Already the Libertarian Right have begun to marshal their traditional arguments to cover Andrew Bolt’s disgrace by the Federal Court.
Bolt himself has screeched freedom of speech in the wake of his ascerbic tongue getting him into hot water.
[Justice Bromberg’s judgment](http://www.austlii.edu.au/cgi-bin/sinodisp/au/cases/cth/FCA/2011/1103.html?stem=0&synonyms=0&query=title(bolt%20) is very conscious of the free speech argument, and is not averse to Bolt being able to explore issues of race and racial identity.
Freedom of speech not at stake
Bromberg concludes his judgment thus: “nothing in the orders I make should suggest that it is unlawful for a publication to deal with racial identification, including by challenging the genuineness of the identification of a group of people.
"I have not found Mr Bolt and the Herald & Weekly Times to have contravened section 18C, simply because the newspaper articles dealt with subject matter of that kind. I have found a contravention of the Racial Discrimination Act because of the manner in which that subject matter was dealt with.”
As Pat Eatock, the principal claimant, has said, it’s not that questions of authenticity of Aboriginality cannot be debated (it’s a constant of the Aboriginal debates in Australia) but it’s the malicious and hurtful intent that is the problem.
How racism works
Racism is always about power relations – the capacity to inflict pain, exploit others for gain, and assert an ideological superiority with hoped-for material benefits.
It can also be a response by those who have been dis-empowered. The claimants in the Bolt case could not be said to be “powerless”; they are all articulate, active and combative participants in Australia’s culture wars.
It was Bolt’s accusations of “bad faith” that riled them, as they indeed have riled him by taking him on. In effect they argued that he was acting in “bad faith”, inaccurately and selectively targeting them to bolster his own ego, and one might say advance the agenda of his mates such as those associated with the Institute for Public Affairs (who have now weighed into the fray).
The new frontier: cyber-racism
One of the most interesting elements in this outcome concerns the “blog” postings by Bolt (and his correspondents). Only one previous case of cyber-racism has been taken to its end-point since the 1995 amendments to the Racial Discrimination Act made racial vilification unlawful.
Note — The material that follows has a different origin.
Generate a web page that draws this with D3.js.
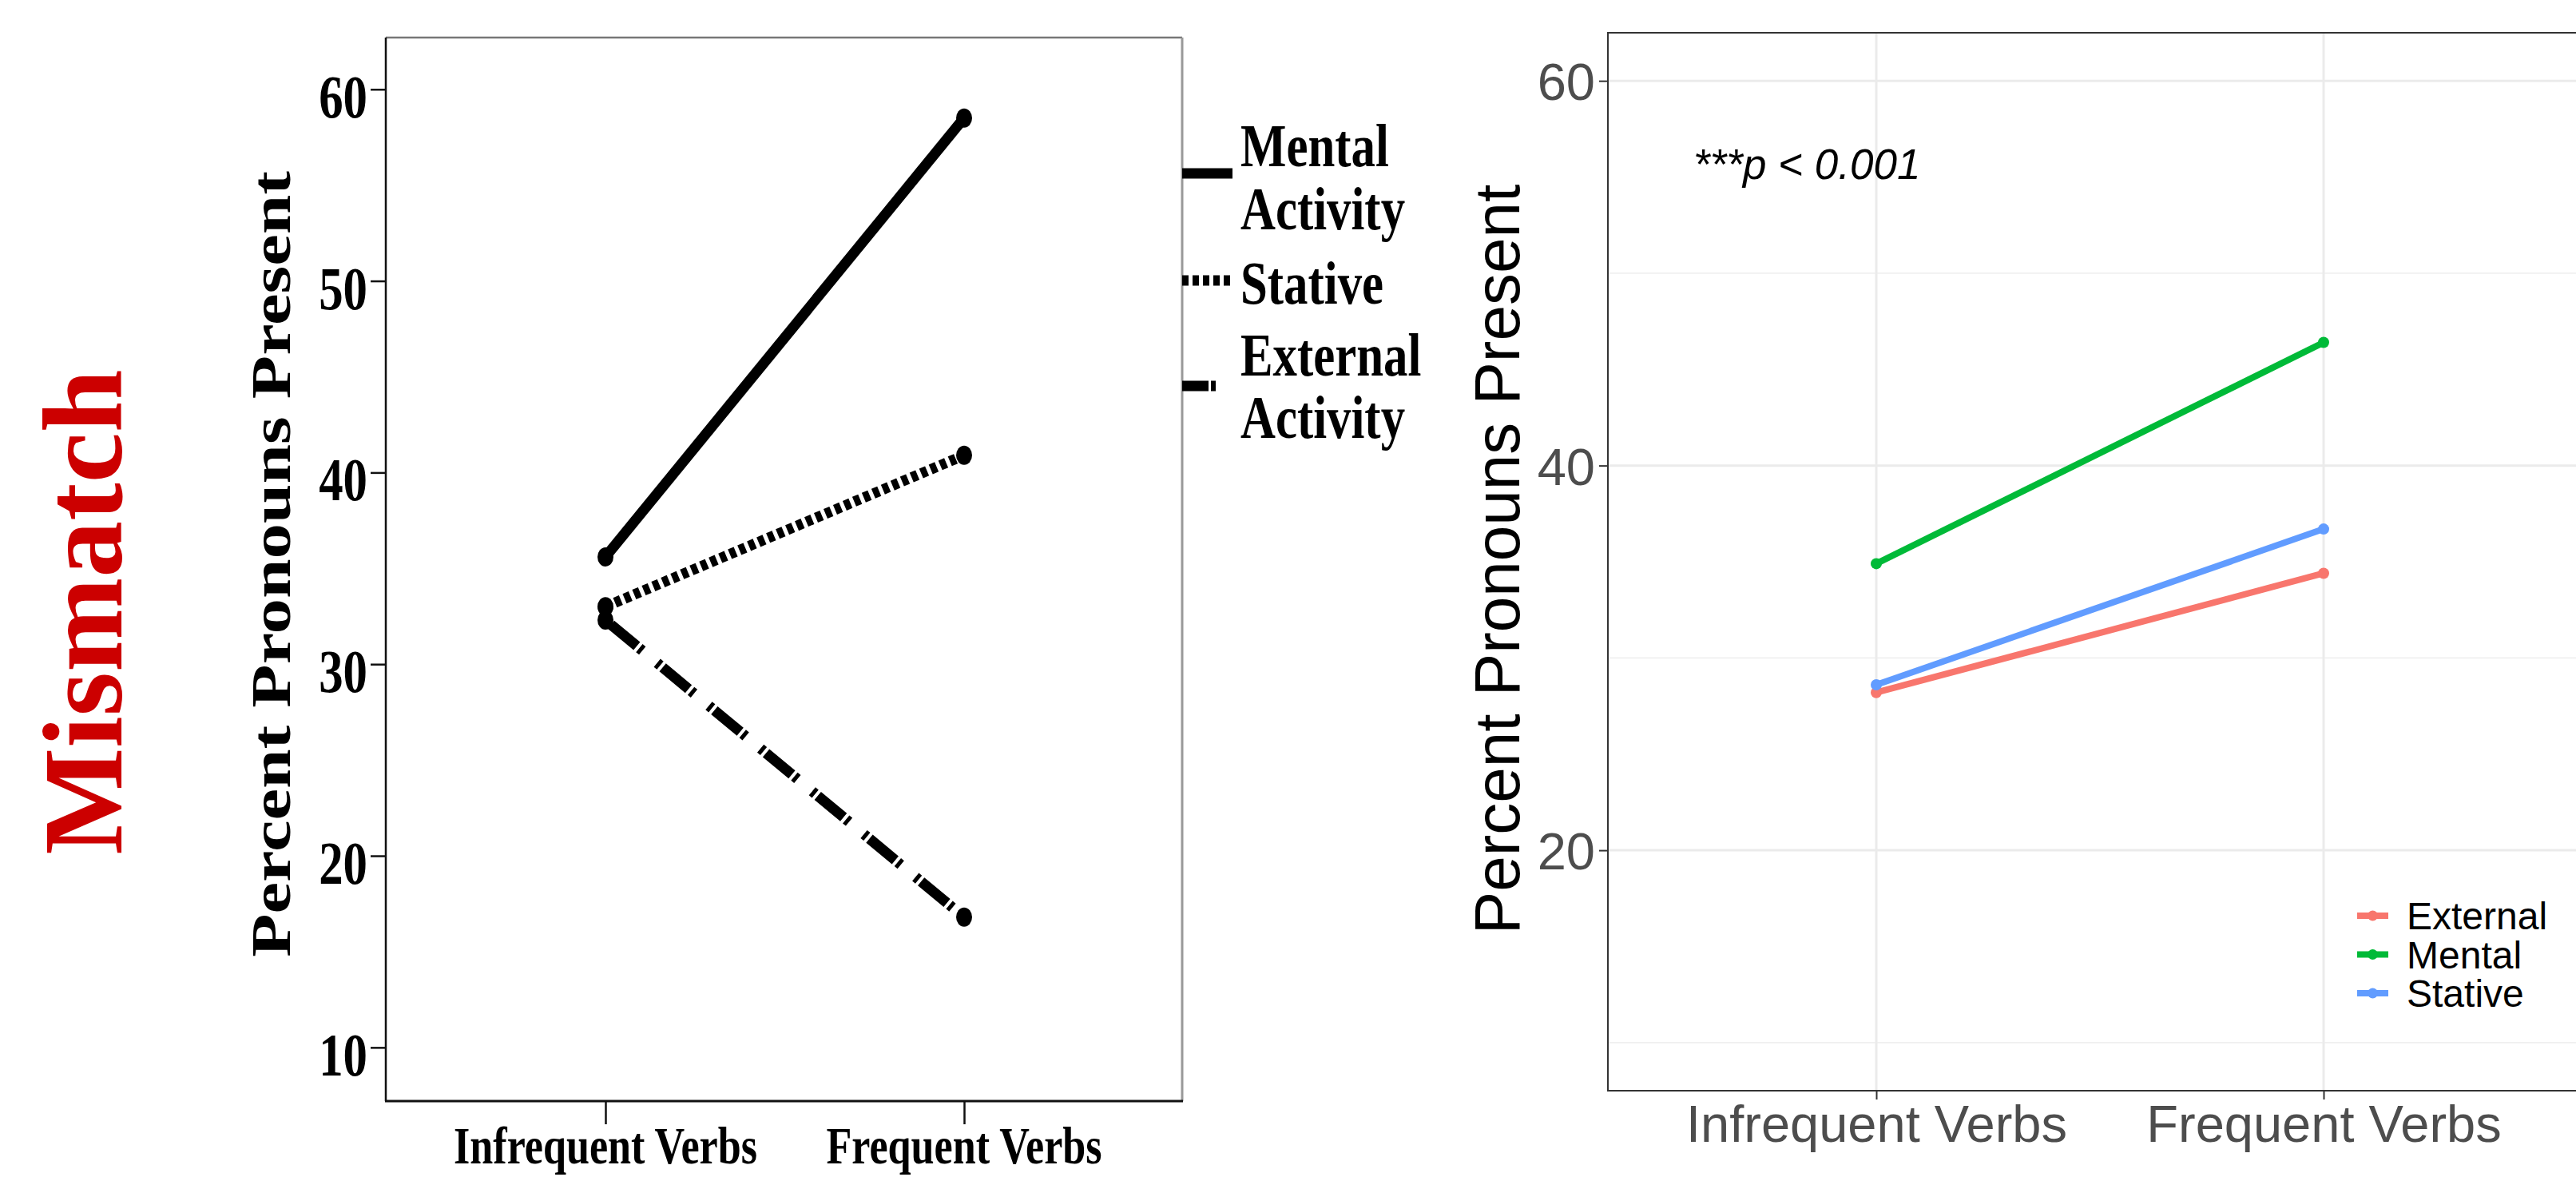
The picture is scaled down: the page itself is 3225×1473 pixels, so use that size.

The Adelaide Institute/Toben case concerned Holocaust denial. It found Frederick Toben to have breached the provisions of the Act, despite his claims in defence (similar to Bolt’s) that his comments were “protected”.
Jeremy Jones on behalf of the Jewish community embarked on what would turn out to be a fifteen year odyssey (finished but not resolved in July this year in the bankruptcy court), to have Toben take down his site and cover their costs.
Toben was gaoled for contempt of court for refusing to accept a court take-down ruling, but then passed on his site to another anti-Semite who has created something even more bitter and disgusting.
Dealing with him will require another tortuous endeavour. Engaging with racial vilification takes courage and enormous fortitude; uttering racial vilification requires neither.
We still have a way to go
In the end Bromberg made no decision on the blog posts, arguing that their late introduction into the case did not materially change the issues, and it was too late in the process for Bolt and the Herald Sun to respond.
Nevertheless, the issue of how the apology is handled by Bolt and his newspaper (or if it is handled, we are still waiting to see whether an appeal will be lodged) and in particular how an apology in cyber-space might affect material that has been cached and reposted, opens up a very interesting set of questions.
These include what responsibilities site owners have for public postings (the Herald Sun already watches its blogs for defamatory material that might end it with a damages verdict) that might infringe the Racial Vilification Act.
Given the eruption of racial vilification in cyberspace, a public debate in this area is long overdue. When signing onto the European Cybercrime Convention earlier this year, Australia specifically declined to accept the additional protocol on Racism and Xenophobia. As we have seen with Mr Bolt, denial won’t make the issue go away.